The Manhattan Candidate
Carly Fiorina quizzed her fellow candidates during the first “under card” presidential debate. She asked if any of them had received a phone call from Bill Clinton prior to announcing their entry into the race. None had. And if you’d asked that question of any of those in the Prime Time debate, only one would have answered yes: Trump. So it’s worth considering what Bill Clinton may have had in mind in talking with Trump. Bill knows that despite Barack Obama saying in 2008 that “you’re likable enough, Hillary,” Hillary is really not “likable enough.” It is a serious problem. Real liberals — who constitute the base of the Democratic Party — do not like her. Or him.
Editor’s Note: This column was coauthored by Bob Morrison.
Carly Fiorina quizzed her fellow candidates during the first “under card” presidential debate. She asked if any of them had received a phone call from Bill Clinton prior to announcing their entry into the race. None had. And if you’d asked that question of any of those in the Prime Time debate, only one would have answered yes: Trump.

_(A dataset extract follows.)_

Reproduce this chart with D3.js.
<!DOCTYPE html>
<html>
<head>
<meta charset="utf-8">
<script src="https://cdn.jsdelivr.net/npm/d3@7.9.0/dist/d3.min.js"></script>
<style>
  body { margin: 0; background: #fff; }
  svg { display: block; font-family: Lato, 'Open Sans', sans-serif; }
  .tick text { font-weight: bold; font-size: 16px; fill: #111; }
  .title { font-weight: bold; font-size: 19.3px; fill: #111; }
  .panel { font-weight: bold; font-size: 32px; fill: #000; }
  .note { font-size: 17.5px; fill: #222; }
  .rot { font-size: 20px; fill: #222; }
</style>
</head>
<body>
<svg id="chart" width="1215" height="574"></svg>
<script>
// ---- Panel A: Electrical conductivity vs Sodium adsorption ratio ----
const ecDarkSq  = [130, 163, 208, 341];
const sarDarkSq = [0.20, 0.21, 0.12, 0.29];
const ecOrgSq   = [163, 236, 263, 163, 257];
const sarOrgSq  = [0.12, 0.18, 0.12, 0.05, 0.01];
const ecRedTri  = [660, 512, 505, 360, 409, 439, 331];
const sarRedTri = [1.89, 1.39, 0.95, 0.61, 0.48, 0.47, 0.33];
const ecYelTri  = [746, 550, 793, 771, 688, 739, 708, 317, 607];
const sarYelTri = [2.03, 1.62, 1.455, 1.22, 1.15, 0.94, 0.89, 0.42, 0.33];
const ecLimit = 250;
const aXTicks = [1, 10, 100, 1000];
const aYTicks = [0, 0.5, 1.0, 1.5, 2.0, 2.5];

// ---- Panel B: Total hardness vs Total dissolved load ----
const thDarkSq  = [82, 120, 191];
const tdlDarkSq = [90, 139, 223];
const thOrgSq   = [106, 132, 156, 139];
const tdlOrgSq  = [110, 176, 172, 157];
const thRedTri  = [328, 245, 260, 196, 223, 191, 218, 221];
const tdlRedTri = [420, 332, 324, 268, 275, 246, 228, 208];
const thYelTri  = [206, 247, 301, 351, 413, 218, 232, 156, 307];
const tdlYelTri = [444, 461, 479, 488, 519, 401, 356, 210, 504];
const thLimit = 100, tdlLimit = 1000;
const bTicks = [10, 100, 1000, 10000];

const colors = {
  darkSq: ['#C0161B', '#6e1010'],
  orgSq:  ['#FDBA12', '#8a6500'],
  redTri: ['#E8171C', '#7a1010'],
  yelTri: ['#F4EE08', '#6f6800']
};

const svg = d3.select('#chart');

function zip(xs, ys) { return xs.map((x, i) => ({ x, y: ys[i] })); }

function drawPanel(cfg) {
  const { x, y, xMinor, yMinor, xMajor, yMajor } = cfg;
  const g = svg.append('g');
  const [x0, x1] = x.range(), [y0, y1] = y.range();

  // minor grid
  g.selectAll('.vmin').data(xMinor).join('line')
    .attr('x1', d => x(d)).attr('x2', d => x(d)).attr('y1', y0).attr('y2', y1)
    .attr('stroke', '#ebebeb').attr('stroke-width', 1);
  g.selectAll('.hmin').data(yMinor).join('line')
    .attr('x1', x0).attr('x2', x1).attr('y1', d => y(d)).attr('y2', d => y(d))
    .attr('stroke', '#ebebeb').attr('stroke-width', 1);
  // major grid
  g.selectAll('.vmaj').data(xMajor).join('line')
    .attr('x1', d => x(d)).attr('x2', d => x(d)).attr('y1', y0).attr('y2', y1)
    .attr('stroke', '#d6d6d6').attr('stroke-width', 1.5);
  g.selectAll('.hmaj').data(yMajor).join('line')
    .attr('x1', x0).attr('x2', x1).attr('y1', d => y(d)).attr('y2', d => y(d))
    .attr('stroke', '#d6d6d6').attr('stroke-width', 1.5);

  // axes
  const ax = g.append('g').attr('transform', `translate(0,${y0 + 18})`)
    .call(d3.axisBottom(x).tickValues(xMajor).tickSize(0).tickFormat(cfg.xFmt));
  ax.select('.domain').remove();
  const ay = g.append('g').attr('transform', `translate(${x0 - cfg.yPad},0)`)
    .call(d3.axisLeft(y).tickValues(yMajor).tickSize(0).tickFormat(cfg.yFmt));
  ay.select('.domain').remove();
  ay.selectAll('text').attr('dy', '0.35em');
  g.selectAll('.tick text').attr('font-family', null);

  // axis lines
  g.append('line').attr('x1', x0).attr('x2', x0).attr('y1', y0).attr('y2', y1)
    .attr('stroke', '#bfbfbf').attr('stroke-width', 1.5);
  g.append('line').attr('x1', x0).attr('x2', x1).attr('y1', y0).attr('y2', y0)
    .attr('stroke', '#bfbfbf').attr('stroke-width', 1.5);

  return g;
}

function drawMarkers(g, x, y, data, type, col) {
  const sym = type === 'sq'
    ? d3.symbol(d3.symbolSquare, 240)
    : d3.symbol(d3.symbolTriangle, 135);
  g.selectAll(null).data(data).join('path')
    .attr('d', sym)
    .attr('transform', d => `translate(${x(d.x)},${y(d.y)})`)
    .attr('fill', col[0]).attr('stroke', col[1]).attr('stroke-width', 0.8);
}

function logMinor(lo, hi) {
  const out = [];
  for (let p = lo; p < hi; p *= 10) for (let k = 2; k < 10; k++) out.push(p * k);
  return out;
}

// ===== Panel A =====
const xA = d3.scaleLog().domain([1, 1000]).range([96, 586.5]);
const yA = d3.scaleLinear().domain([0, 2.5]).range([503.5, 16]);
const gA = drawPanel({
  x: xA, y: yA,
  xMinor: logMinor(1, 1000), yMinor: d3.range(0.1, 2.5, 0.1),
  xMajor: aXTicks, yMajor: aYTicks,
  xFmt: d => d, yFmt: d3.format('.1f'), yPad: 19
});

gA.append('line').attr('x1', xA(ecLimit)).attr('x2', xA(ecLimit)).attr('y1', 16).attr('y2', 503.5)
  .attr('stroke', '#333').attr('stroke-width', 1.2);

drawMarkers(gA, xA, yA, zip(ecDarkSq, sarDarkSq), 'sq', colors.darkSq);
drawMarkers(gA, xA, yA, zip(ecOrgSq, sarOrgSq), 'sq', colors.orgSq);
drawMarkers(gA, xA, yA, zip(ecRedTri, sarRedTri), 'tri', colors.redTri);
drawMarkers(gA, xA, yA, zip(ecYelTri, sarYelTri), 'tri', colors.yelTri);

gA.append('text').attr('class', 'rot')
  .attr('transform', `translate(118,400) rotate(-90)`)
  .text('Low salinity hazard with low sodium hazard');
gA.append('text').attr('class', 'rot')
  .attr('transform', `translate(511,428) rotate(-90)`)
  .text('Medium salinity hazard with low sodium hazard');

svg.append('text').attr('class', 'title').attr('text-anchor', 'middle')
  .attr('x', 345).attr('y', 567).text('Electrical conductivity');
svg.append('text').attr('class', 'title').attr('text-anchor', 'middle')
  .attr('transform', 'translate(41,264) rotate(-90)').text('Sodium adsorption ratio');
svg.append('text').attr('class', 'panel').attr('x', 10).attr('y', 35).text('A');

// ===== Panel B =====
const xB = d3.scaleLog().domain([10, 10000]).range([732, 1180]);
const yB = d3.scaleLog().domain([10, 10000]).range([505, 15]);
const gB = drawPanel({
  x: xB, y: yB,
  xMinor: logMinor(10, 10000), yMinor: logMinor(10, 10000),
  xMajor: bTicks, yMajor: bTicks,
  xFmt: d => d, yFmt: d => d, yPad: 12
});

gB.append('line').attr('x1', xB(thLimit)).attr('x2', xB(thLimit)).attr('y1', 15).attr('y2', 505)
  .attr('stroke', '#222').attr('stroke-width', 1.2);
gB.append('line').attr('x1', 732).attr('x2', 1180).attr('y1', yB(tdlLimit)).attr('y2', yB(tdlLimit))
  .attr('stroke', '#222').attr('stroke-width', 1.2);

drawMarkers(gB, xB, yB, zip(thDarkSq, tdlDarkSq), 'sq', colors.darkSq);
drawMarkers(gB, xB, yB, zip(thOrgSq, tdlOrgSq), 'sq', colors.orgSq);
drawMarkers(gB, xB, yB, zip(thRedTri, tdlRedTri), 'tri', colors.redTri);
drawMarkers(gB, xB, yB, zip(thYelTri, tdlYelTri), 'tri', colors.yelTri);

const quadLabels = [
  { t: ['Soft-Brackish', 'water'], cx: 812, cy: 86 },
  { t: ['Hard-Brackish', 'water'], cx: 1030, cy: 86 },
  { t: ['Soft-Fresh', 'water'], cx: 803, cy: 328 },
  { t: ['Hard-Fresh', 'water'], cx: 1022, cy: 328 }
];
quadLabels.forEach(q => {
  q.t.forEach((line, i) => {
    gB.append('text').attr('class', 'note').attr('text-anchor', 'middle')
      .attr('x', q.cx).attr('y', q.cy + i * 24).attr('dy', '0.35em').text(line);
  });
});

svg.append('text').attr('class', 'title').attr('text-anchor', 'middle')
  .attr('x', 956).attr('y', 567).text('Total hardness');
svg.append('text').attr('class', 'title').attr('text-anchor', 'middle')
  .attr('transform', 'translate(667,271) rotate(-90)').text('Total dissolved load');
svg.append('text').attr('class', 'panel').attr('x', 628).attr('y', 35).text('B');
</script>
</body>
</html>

So it’s worth considering what Bill Clinton may have had in mind in talking with Trump.
Bill knows that despite Barack Obama saying in 2008 that “you’re likable enough, Hillary,” Hillary is really not “likable enough.” It is a serious problem. Real liberals — who constitute the base of the Democratic Party — do not like her. Or him.
This would be an insurmountable problem in the general election — unless something dramatic happened to assure that her Republican opponent was even less likable. Bingo!
What could better guarantee that happy outcome for Bill and Hillary than to sow hatred and division among the resurgent Republicans? What could better assure a scorched earth Nixon-style victory in November than the surety of a split opposition?
Now, dear reader, before you dismiss this as conspiracy theory Moonbattery, let’s consider some realities. Liberal journalists and Democratic activists have been laboring to hang the racist label on Republicans for a generation. They have, unfortunately, largely succeeded in the black community. But their real goal is to create a similar aversion for Republicans among Hispanics, the fastest growing minority group.
How better to do that than to have someone like that Trump running around yelling about categorically rounding up and deporting millions of Hispanics who have entered the country illegally. Bill and Hillary Clinton know what that deportation would look like. They did it on a micro scale when they seized little Elian Gonzalez on Easter Sunday morning in 2000. The photograph of that capture of a terrified six-year old won the Pulitzer Prize.
Bill and Hillary would like to see ads — not featuring their snatching the child, of course — but ads showing how Trump’s Roundup would look. We know that it would look like the grab of Elian — millions of times over.
This specter would be presented in Spanish-language media thousands of times in ads, videos, and columns. The Democratic Party would spare no effort to spread fear and hatred throughout barrios in our country.
We know they will do this because they have done it. Joe Biden infamously claimed to a black audience that Republicans would “put y'all back in chains.” He ignored the simple fact that no Republican had ever done this and that from 1791 to 1864, it was the Democratic Party that assured black people would remain in chains.
With Trump calling Hillary a liar and Bill a sexual predator, some may find it hard to credit that he was egged on by Bill and Hillary. Still, Bill Clinton is a genius, an evil genius. Bill Clinton knows that some stories cannot be spiked. Newsweek had decided not to run the story of his affair with young Monica Lewinsky. Matt Drudge decided otherwise. The Drudge Report of 1998 proved that we’ve entered a new era in media coverage. The old “gatekeepers” have been consigned to the Sunday TV talk shows. The Internet rules now.
So if he knows coverage of his philandering cannot be suppressed, what’s the next best thing? Let those stories be peddled by Trump. Trump the Birther. Trump the Truther. Trump the peddler of all notions wild and weird.
We have a perfect example of this phenomenon in one of Hillary’s former rivals. There was good reason to suspect that Sen. John Edwards was having an affair with one of his campaign film crew. But since the story had first surfaced in The National Enquirer, serious journalists avoided writing about it. Until, that is, they could no longer avoid it.
Bill Clinton knows that if Hillary wins, it will only be through Americans’ mental exhaustion and moral disgust with the entire political system. He is willing to stink up the process so long as he gets the power he craves.
Henry Clay famously said he’d rather be right than be president. Bill Clinton would rather be president and leave aside the question right and wrong. After all, what is right?
It all depends on what your definition of is is.
George Stephanopoulos gave us the key to the character of Bill and Hillary. “The Clintons have no shame and that’s a great advantage in politics.” So, might Bill have urged Trump to enter the fray? Why not? Shameful is as shameful does.